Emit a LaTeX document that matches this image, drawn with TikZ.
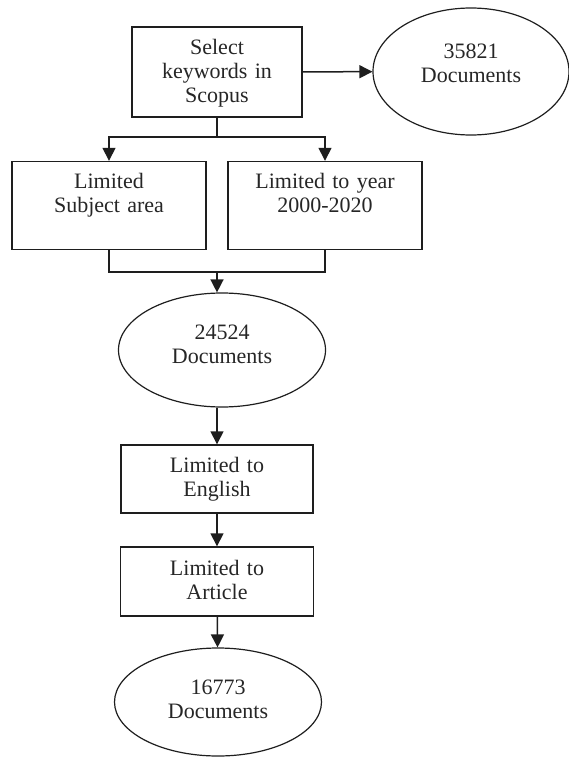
\documentclass[tikz,border=0pt]{standalone}
\usepackage{fontspec}
\setmainfont{Liberation Serif}
\usetikzlibrary{arrows.meta,shapes.geometric}
\definecolor{edge}{HTML}{1E1E1E}
\definecolor{txt}{HTML}{262626}
\begin{document}
\begin{tikzpicture}[x=1pt, y=-1pt,
  font=\fontsize{22}{24}\selectfont,
  every node/.style={text=txt, inner sep=0pt, align=center},
  box/.style={draw=edge, line width=1.4pt},
  oval/.style={draw=edge, line width=1.2pt, ellipse, text width=110pt, text height=15pt},
  link/.style={draw=edge, line width=1.5pt},
  arr/.style={link, -{Triangle[length=13pt,width=13pt]}}]
\useasboundingbox (0,0) rectangle (569,757);
% search steps
\node[box, text width=170pt, text height=28pt, text depth=62pt] (sel) at (217,72) {Select\\keywords in\\Scopus};
\node[oval, minimum width=196pt, minimum height=127pt, text depth=40pt] (docA) at (471,71.5) {35821\\Documents};
\node[box, text width=194pt, text height=27pt, text depth=61pt] (subj) at (109,205.5) {Limited\\Subject area};
\node[box, text width=194pt, text height=27pt, text depth=61pt] (year) at (325,205.5) {Limited to year\\2000-2020};
\node[oval, minimum width=207pt, minimum height=114pt, text depth=37pt] (docB) at (222,350) {24524\\Documents};
\node[box, text width=192pt, text height=27pt, text depth=41pt] (eng) at (217,479) {Limited to\\English};
\node[box, text width=193pt, text height=28pt, text depth=41pt] (art) at (217,581.5) {Limited to\\Article};
\node[oval, minimum width=207pt, minimum height=108pt, text depth=31pt] (docC) at (218,702) {16773\\Documents};
% connectors
\coordinate (split) at (217,137);
\coordinate (merge) at (217,272);
\draw[arr] (sel) -- (docA);
\draw[link] (sel) -- (split);
\draw[arr] (split) -| (subj);
\draw[arr] (split) -| (year);
\draw[link] (subj) |- (merge) -| (year);
\draw[arr] (merge) -- (merge |- docB.north);
\draw[arr] (docB.south -| eng) -- (eng);
\draw[arr] (eng) -- (art);
\draw[arr] (art) -- (docC);
\end{tikzpicture}
\end{document}
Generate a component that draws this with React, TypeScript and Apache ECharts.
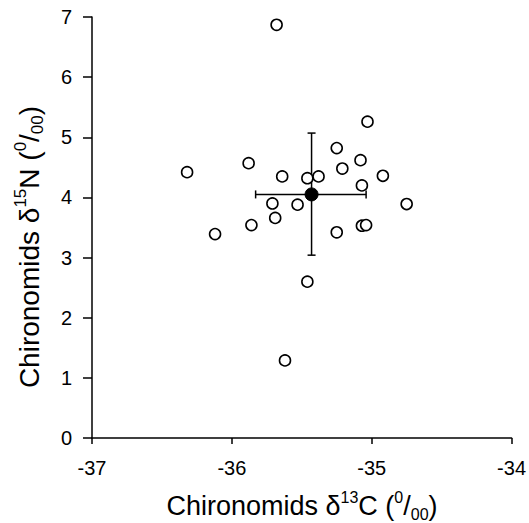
import React, { useEffect, useRef } from "react";
import * as echarts from "echarts";

const xValues = [-35.03, -35.25, -35.08, -35.21, -36.32, -35.88, -35.64, -35.46, -35.38, -34.92, -35.07, -35.71, -35.53, -34.75, -35.69, -35.86, -35.07, -35.04, -36.12, -35.25, -35.46, -35.68, -35.62];
const yValues = [5.26, 4.82, 4.62, 4.48, 4.42, 4.57, 4.35, 4.32, 4.35, 4.36, 4.2, 3.9, 3.88, 3.89, 3.66, 3.54, 3.53, 3.54, 3.39, 3.42, 2.6, 6.87, 1.29];
const meanPoint = [-35.43, 4.05];
const xError = [-35.83, -35.04];
const yError = [3.04, 5.07];
const xTicks = [-37, -36, -35, -34];
const yTicks = [0, 1, 2, 3, 4, 5, 6, 7];
const xTitle = "{t|Chironomids δ}{sup|13}{t|C (}{sup|0}{t|/}{sub|00}{t|)}";
const yTitle = "{t|Chironomids δ}{sup|15}{t|N (}{sup|0}{t|/}{sub|00}{t|)}";

export default function App() {
  const ref = useRef<HTMLDivElement>(null);
  useEffect(() => {
    if (!ref.current) return;
    const chart = echarts.init(ref.current, null, { renderer: "svg" });
    const font = "'Liberation Sans', Arial, sans-serif";
    const points = xValues.map((x, i) => [x, yValues[i]]);
    const errData = [[meanPoint[0], meanPoint[1], xError[0], xError[1], yError[0], yError[1]]];
    const rich = (size: number) => ({
      t: { fontSize: size, fontFamily: font, fill: "#000", lineHeight: size + 6 },
      sup: { fontSize: Math.round(size * 0.6), fontFamily: font, fill: "#000", verticalAlign: "top", lineHeight: size + 6, padding: [0, 0, Math.round(size * 0.42), 0] },
      sub: { fontSize: Math.round(size * 0.6), fontFamily: font, fill: "#000", verticalAlign: "bottom", lineHeight: size + 6, padding: [Math.round(size * 0.3), 0, 0, 0] },
    });
    chart.setOption({
      animation: false,
      backgroundColor: "#fff",
      grid: { left: 92, right: 17, top: 17, bottom: 85, containLabel: false },
      graphic: [
        {
          type: "text",
          x: 302,
          y: 506,
          style: { text: xTitle, rich: rich(27), align: "center", verticalAlign: "middle", fill: "#000" },
        },
        {
          type: "text",
          x: 29,
          y: 247,
          rotation: Math.PI / 2,
          style: { text: yTitle, rich: rich(28), align: "center", verticalAlign: "middle", fill: "#000" },
        },
      ],
      xAxis: {
        type: "value",
        min: xTicks[0],
        max: xTicks[xTicks.length - 1],
        interval: 1,
        splitLine: { show: false },
        axisLine: { onZero: false, lineStyle: { color: "#000", width: 1.5 } },
        axisTick: { show: true, length: 6, lineStyle: { color: "#000", width: 1.5 } },
        axisLabel: { color: "#000", fontSize: 20, fontFamily: font, margin: 20 },
      },
      yAxis: {
        type: "value",
        min: yTicks[0],
        max: yTicks[yTicks.length - 1],
        interval: 1,
        splitLine: { show: false },
        axisLine: { onZero: false, lineStyle: { color: "#000", width: 1.5 } },
        axisTick: { show: true, length: 9, lineStyle: { color: "#000", width: 1.5 } },
        axisLabel: { color: "#000", fontSize: 20, fontFamily: font, margin: 20 },
      },
      series: [
        {
          type: "custom",
          data: errData,
          z: 1,
          renderItem: (params: any, api: any) => {
            const c = api.coord([api.value(0), api.value(1)]);
            const xl = api.coord([api.value(2), api.value(1)]);
            const xr = api.coord([api.value(3), api.value(1)]);
            const yb = api.coord([api.value(0), api.value(4)]);
            const yt = api.coord([api.value(0), api.value(5)]);
            const st = { stroke: "#000", lineWidth: 1.5 };
            const cap = 4;
            return {
              type: "group",
              children: [
                { type: "line", shape: { x1: xl[0], y1: c[1], x2: xr[0], y2: c[1] }, style: st },
                { type: "line", shape: { x1: c[0], y1: yb[1], x2: c[0], y2: yt[1] }, style: st },
                { type: "line", shape: { x1: xl[0], y1: c[1] - cap, x2: xl[0], y2: c[1] + cap }, style: st },
                { type: "line", shape: { x1: xr[0], y1: c[1] - cap, x2: xr[0], y2: c[1] + cap }, style: st },
                { type: "line", shape: { x1: c[0] - cap, y1: yb[1], x2: c[0] + cap, y2: yb[1] }, style: st },
                { type: "line", shape: { x1: c[0] - cap, y1: yt[1], x2: c[0] + cap, y2: yt[1] }, style: st },
              ],
            };
          },
        },
        {
          type: "scatter",
          data: points,
          symbol: "circle",
          symbolSize: 11,
          z: 3,
          itemStyle: { color: "#fff", borderColor: "#000", borderWidth: 1.6, opacity: 1 },
        },
        {
          type: "scatter",
          data: [meanPoint],
          symbol: "circle",
          symbolSize: 13,
          z: 4,
          itemStyle: { color: "#000", borderColor: "#000", borderWidth: 1, opacity: 1 },
        },
      ],
    });
    return () => chart.dispose();
  }, []);
  return <div ref={ref} style={{ width: 529, height: 523, position: "absolute", left: 0, top: 0 }} />;
}
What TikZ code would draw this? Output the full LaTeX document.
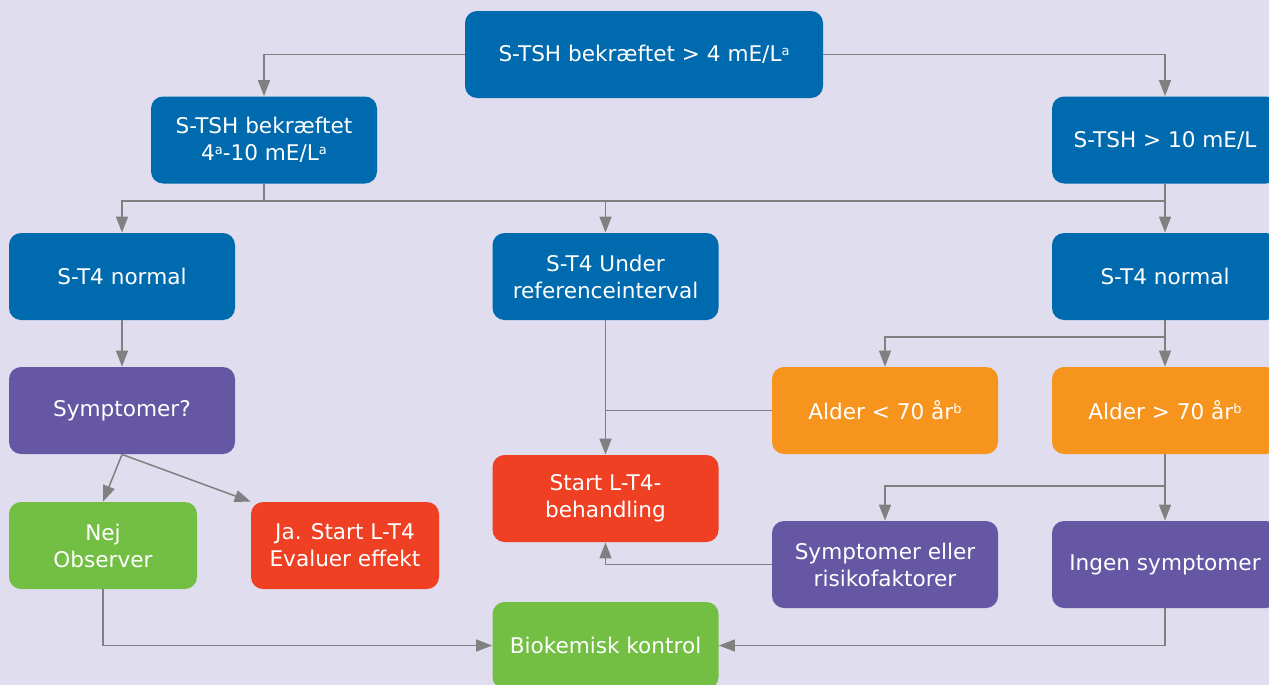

- _WORK REQUIRED_
Leave the pictures out and reproduce each record exactly as written.

- _EXERCISE ANSWER_
Emit a LaTeX document that matches this image, drawn with TikZ.
\documentclass[tikz,border=0pt]{standalone}
\usepackage{fontspec}
\setmainfont{Liberation Serif}
\usetikzlibrary{arrows.meta,shapes.geometric}
\definecolor{edge}{HTML}{1E1E1E}
\definecolor{txt}{HTML}{262626}
\begin{document}
\begin{tikzpicture}[x=1pt, y=-1pt,
  font=\fontsize{22}{24}\selectfont,
  every node/.style={text=txt, inner sep=0pt, align=center},
  box/.style={draw=edge, line width=1.4pt},
  oval/.style={draw=edge, line width=1.2pt, ellipse, text width=110pt, text height=15pt},
  link/.style={draw=edge, line width=1.5pt},
  arr/.style={link, -{Triangle[length=13pt,width=13pt]}}]
\useasboundingbox (0,0) rectangle (569,757);
% search steps
\node[box, text width=170pt, text height=28pt, text depth=62pt] (sel) at (217,72) {Select\\keywords in\\Scopus};
\node[oval, minimum width=196pt, minimum height=127pt, text depth=40pt] (docA) at (471,71.5) {35821\\Documents};
\node[box, text width=194pt, text height=27pt, text depth=61pt] (subj) at (109,205.5) {Limited\\Subject area};
\node[box, text width=194pt, text height=27pt, text depth=61pt] (year) at (325,205.5) {Limited to year\\2000-2020};
\node[oval, minimum width=207pt, minimum height=114pt, text depth=37pt] (docB) at (222,350) {24524\\Documents};
\node[box, text width=192pt, text height=27pt, text depth=41pt] (eng) at (217,479) {Limited to\\English};
\node[box, text width=193pt, text height=28pt, text depth=41pt] (art) at (217,581.5) {Limited to\\Article};
\node[oval, minimum width=207pt, minimum height=108pt, text depth=31pt] (docC) at (218,702) {16773\\Documents};
% connectors
\coordinate (split) at (217,137);
\coordinate (merge) at (217,272);
\draw[arr] (sel) -- (docA);
\draw[link] (sel) -- (split);
\draw[arr] (split) -| (subj);
\draw[arr] (split) -| (year);
\draw[link] (subj) |- (merge) -| (year);
\draw[arr] (merge) -- (merge |- docB.north);
\draw[arr] (docB.south -| eng) -- (eng);
\draw[arr] (eng) -- (art);
\draw[arr] (art) -- (docC);
\end{tikzpicture}
\end{document}
Generate a component that draws this with React, TypeScript and Apache ECharts.
import React, { useEffect, useRef } from "react";
import * as echarts from "echarts";

const xValues = [-35.03, -35.25, -35.08, -35.21, -36.32, -35.88, -35.64, -35.46, -35.38, -34.92, -35.07, -35.71, -35.53, -34.75, -35.69, -35.86, -35.07, -35.04, -36.12, -35.25, -35.46, -35.68, -35.62];
const yValues = [5.26, 4.82, 4.62, 4.48, 4.42, 4.57, 4.35, 4.32, 4.35, 4.36, 4.2, 3.9, 3.88, 3.89, 3.66, 3.54, 3.53, 3.54, 3.39, 3.42, 2.6, 6.87, 1.29];
const meanPoint = [-35.43, 4.05];
const xError = [-35.83, -35.04];
const yError = [3.04, 5.07];
const xTicks = [-37, -36, -35, -34];
const yTicks = [0, 1, 2, 3, 4, 5, 6, 7];
const xTitle = "{t|Chironomids δ}{sup|13}{t|C (}{sup|0}{t|/}{sub|00}{t|)}";
const yTitle = "{t|Chironomids δ}{sup|15}{t|N (}{sup|0}{t|/}{sub|00}{t|)}";

export default function App() {
  const ref = useRef<HTMLDivElement>(null);
  useEffect(() => {
    if (!ref.current) return;
    const chart = echarts.init(ref.current, null, { renderer: "svg" });
    const font = "'Liberation Sans', Arial, sans-serif";
    const points = xValues.map((x, i) => [x, yValues[i]]);
    const errData = [[meanPoint[0], meanPoint[1], xError[0], xError[1], yError[0], yError[1]]];
    const rich = (size: number) => ({
      t: { fontSize: size, fontFamily: font, fill: "#000", lineHeight: size + 6 },
      sup: { fontSize: Math.round(size * 0.6), fontFamily: font, fill: "#000", verticalAlign: "top", lineHeight: size + 6, padding: [0, 0, Math.round(size * 0.42), 0] },
      sub: { fontSize: Math.round(size * 0.6), fontFamily: font, fill: "#000", verticalAlign: "bottom", lineHeight: size + 6, padding: [Math.round(size * 0.3), 0, 0, 0] },
    });
    chart.setOption({
      animation: false,
      backgroundColor: "#fff",
      grid: { left: 92, right: 17, top: 17, bottom: 85, containLabel: false },
      graphic: [
        {
          type: "text",
          x: 302,
          y: 506,
          style: { text: xTitle, rich: rich(27), align: "center", verticalAlign: "middle", fill: "#000" },
        },
        {
          type: "text",
          x: 29,
          y: 247,
          rotation: Math.PI / 2,
          style: { text: yTitle, rich: rich(28), align: "center", verticalAlign: "middle", fill: "#000" },
        },
      ],
      xAxis: {
        type: "value",
        min: xTicks[0],
        max: xTicks[xTicks.length - 1],
        interval: 1,
        splitLine: { show: false },
        axisLine: { onZero: false, lineStyle: { color: "#000", width: 1.5 } },
        axisTick: { show: true, length: 6, lineStyle: { color: "#000", width: 1.5 } },
        axisLabel: { color: "#000", fontSize: 20, fontFamily: font, margin: 20 },
      },
      yAxis: {
        type: "value",
        min: yTicks[0],
        max: yTicks[yTicks.length - 1],
        interval: 1,
        splitLine: { show: false },
        axisLine: { onZero: false, lineStyle: { color: "#000", width: 1.5 } },
        axisTick: { show: true, length: 9, lineStyle: { color: "#000", width: 1.5 } },
        axisLabel: { color: "#000", fontSize: 20, fontFamily: font, margin: 20 },
      },
      series: [
        {
          type: "custom",
          data: errData,
          z: 1,
          renderItem: (params: any, api: any) => {
            const c = api.coord([api.value(0), api.value(1)]);
            const xl = api.coord([api.value(2), api.value(1)]);
            const xr = api.coord([api.value(3), api.value(1)]);
            const yb = api.coord([api.value(0), api.value(4)]);
            const yt = api.coord([api.value(0), api.value(5)]);
            const st = { stroke: "#000", lineWidth: 1.5 };
            const cap = 4;
            return {
              type: "group",
              children: [
                { type: "line", shape: { x1: xl[0], y1: c[1], x2: xr[0], y2: c[1] }, style: st },
                { type: "line", shape: { x1: c[0], y1: yb[1], x2: c[0], y2: yt[1] }, style: st },
                { type: "line", shape: { x1: xl[0], y1: c[1] - cap, x2: xl[0], y2: c[1] + cap }, style: st },
                { type: "line", shape: { x1: xr[0], y1: c[1] - cap, x2: xr[0], y2: c[1] + cap }, style: st },
                { type: "line", shape: { x1: c[0] - cap, y1: yb[1], x2: c[0] + cap, y2: yb[1] }, style: st },
                { type: "line", shape: { x1: c[0] - cap, y1: yt[1], x2: c[0] + cap, y2: yt[1] }, style: st },
              ],
            };
          },
        },
        {
          type: "scatter",
          data: points,
          symbol: "circle",
          symbolSize: 11,
          z: 3,
          itemStyle: { color: "#fff", borderColor: "#000", borderWidth: 1.6, opacity: 1 },
        },
        {
          type: "scatter",
          data: [meanPoint],
          symbol: "circle",
          symbolSize: 13,
          z: 4,
          itemStyle: { color: "#000", borderColor: "#000", borderWidth: 1, opacity: 1 },
        },
      ],
    });
    return () => chart.dispose();
  }, []);
  return <div ref={ref} style={{ width: 529, height: 523, position: "absolute", left: 0, top: 0 }} />;
}
What TikZ code would draw this? Output the full LaTeX document.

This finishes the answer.